Sri Lankan food processing company

Harischandra Mills PLC is a food processing company in Sri Lanka.

==History==
Harischandra Mills was founded by C. A. Harischandra in 1943. Harischandra was the fourth son of Canduda Arachchige Odiris de Silva, a wealthy businessman. In 1938, Harischandra returned to his native Matara after graduating from the University of Colombo with a degree in economics. He initially managed his father's cinema and printing press before deciding to start a business of his own. He founded Harischandra Mills in 1943 with a capital of LKR25,000 on a plot of land of 20 perches in Matara. The company commenced a provident fund in 1952 and it precedes the government instituted Employees' Provident Fund by six years. Harischandra Mills was incorporated as a limited liability company in 1953. In 1959, the company was converted into a public company and allocated 40% of its stocks to employees. Harischandra Mills was listed on the Colombo Stock Exchange in 1983.

==Operations==
Harischandra Mills is still a family-managed company despite 41.17% public holding. S. N. Samarasinghe, the grandson of C. A. Harischandra is the managing director of the company. Harischandra is a household name for coffee, noodles, Kurakkan flour and Ulundu flour. The company also has a sizeable market share in rice flour, laundry bar soap and blue soap. Since family businesses' success depends on a smooth transition of leadership, a study found the need for Harischanda Mills to have a solid succession plan.

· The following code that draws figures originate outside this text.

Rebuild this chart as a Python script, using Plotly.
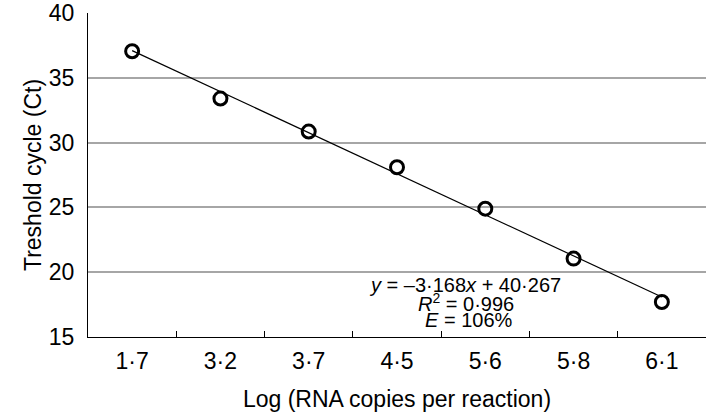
import plotly.graph_objects as go

categories = ["1·7", "3·2", "3·7", "4·5", "5·6", "5·8", "6·1"]
ct_values = [37.05, 33.4, 30.85, 28.1, 24.9, 21.05, 17.7]
slope = -3.168
intercept = 40.267
r_squared = "0·996"
efficiency = "106%"
y_ticks = [15, 20, 25, 30, 35, 40]

FONT = "Liberation Sans, Arial, Helvetica, sans-serif"

trend_x = [categories[0], categories[-1]]
trend_y = [slope * 1 + intercept, slope * len(categories) + intercept]

fig = go.Figure()
fig.add_trace(go.Scatter(
    x=trend_x, y=trend_y, mode="lines",
    line=dict(color="black", width=1.2), showlegend=False, hoverinfo="skip"))
fig.add_trace(go.Scatter(
    x=categories, y=ct_values, mode="markers",
    marker=dict(symbol="circle-open", size=13, color="black",
                line=dict(color="black", width=3)),
    showlegend=False))

ann_font = dict(family=FONT, size=20, color="black")
fig.add_annotation(xref="paper", yref="paper", x=0.610, y=0.162,
                   text="<i>y</i> = –3·168<i>x</i> + 40·267", showarrow=False,
                   font=ann_font, xanchor="center", yanchor="middle")
fig.add_annotation(xref="paper", yref="paper", x=0.612, y=0.108,
                   text="<i>R</i><sup>2</sup> = " + r_squared, showarrow=False,
                   font=ann_font, xanchor="center", yanchor="middle")
fig.add_annotation(xref="paper", yref="paper", x=0.617, y=0.052,
                   text="<i>E</i> = " + efficiency, showarrow=False,
                   font=ann_font, xanchor="center", yanchor="middle")

fig.update_layout(
    width=709, height=413,
    margin=dict(l=88, r=3, t=13, b=76),
    paper_bgcolor="white", plot_bgcolor="white",
    font=dict(family=FONT, size=23, color="black"),
    xaxis=dict(
        type="category", categoryorder="array", categoryarray=categories,
        range=[-0.5, len(categories) - 0.5],
        showline=True, linecolor="black", linewidth=1.2,
        ticks="inside", ticklen=6, tickcolor="black", tickwidth=1.2,
        tickson="boundaries", showgrid=False, automargin=False,
        ticklabelstandoff=3,
        tickfont=dict(family=FONT, size=23),
        title=dict(text="Log (RNA copies per reaction)", font=dict(family=FONT, size=23), standoff=18),
    ),
    yaxis=dict(
        range=[15, 40], tickvals=y_ticks, automargin=False,
        showline=True, linecolor="black", linewidth=1.2,
        showgrid=True, gridcolor="#a6a6a6", gridwidth=1.5,
        ticks="", ticklen=0, ticklabelstandoff=8,
        tickfont=dict(family=FONT, size=23),
        title=dict(text="Treshold cycle (Ct)", font=dict(family=FONT, size=23), standoff=0),
        zeroline=False,
    ),
)

fig.write_html("out.html", config={"displayModeBar": False},
               post_script="document.body.style.margin='0px';")
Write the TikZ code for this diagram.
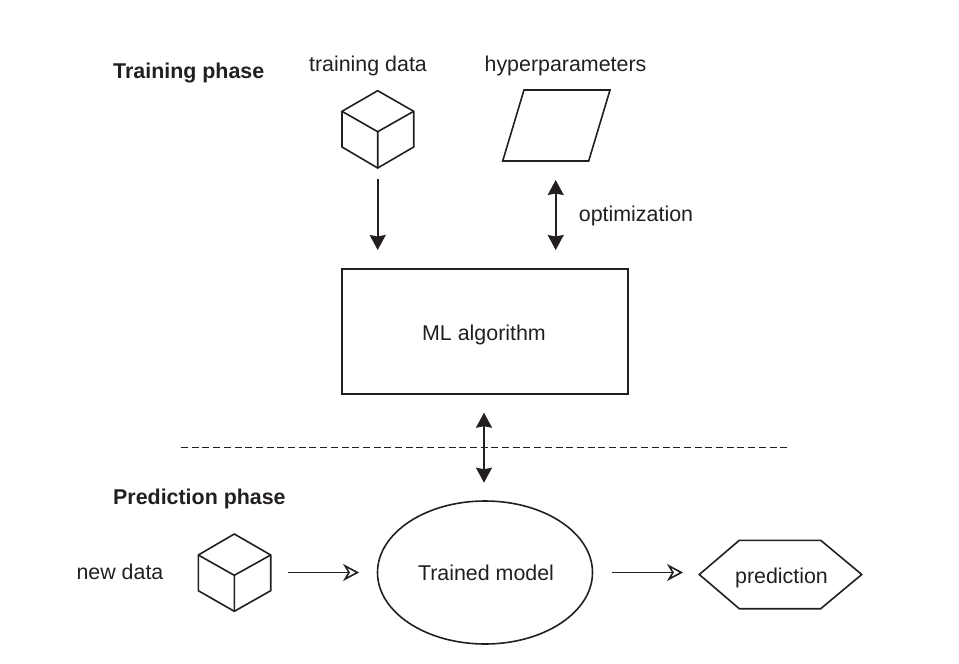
\documentclass[tikz,border=0pt]{standalone}
\usepackage{fontspec}
\setmainfont{Liberation Sans}
\usetikzlibrary{arrows.meta,shapes.geometric}
\definecolor{ink}{HTML}{231F20}
\tikzset{
  x=1pt,y=-1pt,
  line/.style={draw=ink,line width=1.6pt,line join=miter},
  label/.style={anchor=base,inner sep=0pt,text=ink,font=\fontsize{21.4}{24}\selectfont},
  heading/.style={anchor=base west,inner sep=0pt,text=ink,font=\fontsize{21.4}{24}\selectfont\bfseries},
  hidden/.style={inner sep=0pt,outer sep=0pt},
  solidhead/.tip={Stealth[length=15pt,width=16pt,inset=1.5pt,fill=ink]},
  openhead/.tip={Stealth[open,length=16pt,width=17pt,inset=5pt,fill=white,line width=1.6pt]},
  one/.style={line,-{solidhead}},
  both/.style={line,{solidhead}-{solidhead}},
  outarrow/.style={line,-{openhead}},
  separator/.style={draw=ink,line width=1.6pt,dash pattern=on 7pt off 3.7pt},
}
\begin{document}
\begin{tikzpicture}
\useasboundingbox (0,0) rectangle (959,664);

% hidden anchors for the shapes drawn by hand
\node[hidden,minimum width=72pt,minimum height=77.3pt] (cubeA) at (377.7,129.4) {};
\node[hidden,minimum width=107pt,minimum height=71pt] (hyper) at (555.7,125.5) {};
\node[hidden,minimum width=72.4pt,minimum height=77.3pt] (cubeB) at (234.5,572.5) {};
\node[hidden,minimum width=162.4pt,minimum height=68.4pt] (pred) at (780.5,574.5) {};

% cubes
\draw[line] (377.7,90.7) -- (413.7,111.3) -- (413.7,147) -- (377.7,168) -- (342,147) -- (342,111.3) -- cycle;
\draw[line] (342,111.3) -- (377.7,131.7) -- (413.7,111.3) (377.7,131.7) -- (377.7,168);
\draw[line] (234.3,534) -- (270.7,555) -- (270.7,590.7) -- (234.3,611.3) -- (198.3,590.7) -- (198.3,555) -- cycle;
\draw[line] (198.3,555) -- (234.3,575.3) -- (270.7,555) (234.3,575.3) -- (234.3,611.3);

% parallelogram and hexagon
\draw[line] (524,90) -- (610,90) -- (588.7,161) -- (502.7,161) -- cycle;
\draw[line] (699.3,574.5) -- (739.3,540.3) -- (820.7,540.3) -- (861.7,574.5) -- (820.7,608.7) -- (739.3,608.7) -- cycle;

% real nodes
\node[line,hidden,minimum width=286pt,minimum height=125pt] (alg) at (485,331.5) {};
\node[line,hidden,ellipse,minimum width=215pt,minimum height=143pt] (model) at (485,572.5) {};

% connectors
\draw[one,shorten <=11pt,shorten >=19pt] (cubeA.south) -- (cubeA.south |- alg.north);
\draw[both,shorten <=19pt,shorten >=19pt] (hyper.south) -- (hyper.south |- alg.north);
\draw[both,shorten <=18.7pt,shorten >=18.3pt] ([xshift=-1pt]alg.south) -- ([xshift=-1pt]model.north);
\draw[outarrow,shorten <=17.6pt,shorten >=18.4pt] (cubeB.east) -- (model.west);
\draw[outarrow,shorten <=19.7pt,shorten >=16.3pt] (model.east) -- (model.east -| pred.west);

% dashed separator
\coordinate (sepL) at (181,447.5);
\coordinate (sepR) at (788,447.5);
\draw[separator] (sepL) -- (sepR);

% labels
\node[heading] (phaseT) at (113,78) {Training phase};
\node[heading] (phaseP) at (113,504) {Prediction phase};
\node[label] (tdata) at (368,71) {training data};
\node[label] (hp) at (565.5,71) {hyperparameters};
\node[label] (opt) at (636,221) {optimization};
\node[label] (algt) at (484,340) {ML algorithm};
\node[label] (newd) at (120,579) {new data};
\node[label] (tm) at (486,580) {Trained model};
\node[label] (predt) at (781.5,583) {prediction};
\end{tikzpicture}
\end{document}
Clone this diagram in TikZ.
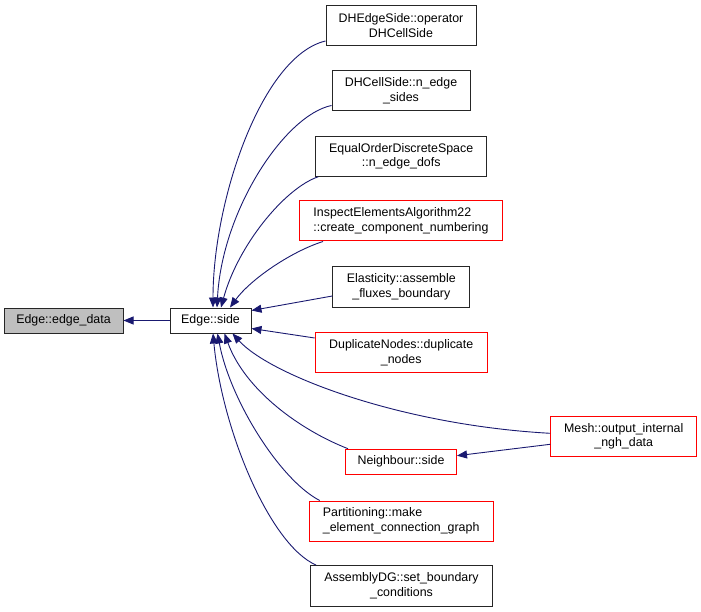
\documentclass[tikz,border=0pt]{standalone}
\usepackage{fontspec}
\setmainfont{Liberation Sans}
\usetikzlibrary{arrows.meta}
\definecolor{navy}{HTML}{191970}
\definecolor{boxred}{HTML}{FF0000}
\definecolor{greyfill}{HTML}{BFBFBF}
\begin{document}
\begin{tikzpicture}[x=1pt,y=-1pt,
  box/.style={draw=black!85, line width=1pt, fill=white, inner sep=2pt, align=center,
    font=\fontsize{12.4}{14.8}\selectfont},
  redbox/.style={box, draw=boxred},
  arr/.style={draw=navy, line width=0.9pt, -{Triangle[length=10pt,width=8pt]}}]
\useasboundingbox (0,0) rectangle (701,612);

\node[box, fill=greyfill, minimum width=119pt, minimum height=25pt] (edgedata) at (63.5,320.5) {Edge::edge\_data};
\node[box, minimum width=81pt, minimum height=25pt] (side) at (210.5,320.5) {Edge::side};

\node[box, minimum width=150pt, minimum height=40pt] (dhedge) at (401,25.5) {DHEdgeSide::operator\\DHCellSide};
\node[box, minimum width=138pt, minimum height=40pt] (dhcell) at (401,91) {DHCellSide::n\_edge\\\_sides};
\node[box, minimum width=171pt, minimum height=40pt] (eqorder) at (401.2,156.3) {EqualOrderDiscreteSpace\\::n\_edge\_dofs};
\node[redbox, align=left, minimum width=203pt, minimum height=40pt] (inspect) at (401,221) {InspectElementsAlgorithm22\\::create\_component\_numbering};
\node[box, minimum width=137pt, minimum height=40pt] (elast) at (401.3,287) {Elasticity::assemble\\\_fluxes\_boundary};
\node[redbox, minimum width=172pt, minimum height=40pt] (dup) at (401.2,352.5) {DuplicateNodes::duplicate\\\_nodes};
\node[redbox, minimum width=146pt, minimum height=40pt] (mesh) at (623.7,436.3) {Mesh::output\_internal\\\_ngh\_data};
\node[redbox, minimum width=111pt, minimum height=25pt] (neigh) at (401,461.7) {Neighbour::side};
\node[redbox, align=left, minimum width=184pt, minimum height=40pt] (part) at (401.2,521) {Partitioning::make\\\_element\_connection\_graph};
\node[box, minimum width=182pt, minimum height=41pt] (asm) at (401.5,586) {AssemblyDG::set\_boundary\\\_conditions};

% edges
\draw[arr] (side.west) -- (edgedata.east);

\draw[arr] ([yshift=5pt]dhedge.south west) .. controls (262,56) and (213,200) .. ([xshift=2.5pt]side.north);
\draw[arr] ([yshift=6pt]dhcell.south west) .. controls (285,115) and (222,210) .. ([xshift=6.5pt]side.north);
\draw[arr] ([xshift=3pt]eqorder.south west) .. controls (285,188) and (238,245) .. ([xshift=10.5pt]side.north);
\draw[arr] ([xshift=24pt]inspect.south west) .. controls (290,252) and (250,280) .. ([xshift=19.5pt]side.north);
\draw[arr] ([yshift=-9pt]elast.west) -- ([yshift=10pt]side.east);
\draw[arr] ([yshift=-6pt]dup.north west) -- ([yshift=-8pt]side.east);
\draw[arr] ([yshift=3pt]mesh.west) .. controls (400,425) and (270,375) .. ([xshift=22pt]side.south);
\draw[arr] ([xshift=3pt]neigh.north west) .. controls (300,430) and (245,390) .. ([xshift=14pt]side.south);
\draw[arr] ([xshift=11pt]part.north west) .. controls (280,480) and (230,400) .. ([xshift=7pt]side.south);
\draw[arr] ([xshift=6pt]asm.north west) .. controls (270,545) and (222,430) .. ([xshift=2.5pt]side.south);
\draw[arr] ([yshift=-8pt]mesh.west) -- ([yshift=6pt]neigh.east);
\end{tikzpicture}
\end{document}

A study conducted on the impact of corporate social responsibilities of Harischandra Mills concluded that even though the company abide by environmental laws and regulations, the company does not engage in environmental conservation programmes. The released smoky air and wastewater have caused problems for the community. Harischandra is one of the 100 most valuable brands in Sri Lanka. In 2022, the brand value of Harschandra is LKR1,254 million. Harischandra Mills is placed 19th on the "second board" of LMD 100 rankings in the 2020/21 edition, an annual list of quoted companies in Sri Lanka by revenue. In 2020, the import ban on several agricultural crops imposed by the government left Harischandra Mills with a scarcity of raw materials. As a result, the company slashed the production of Ulundu flour by 90%.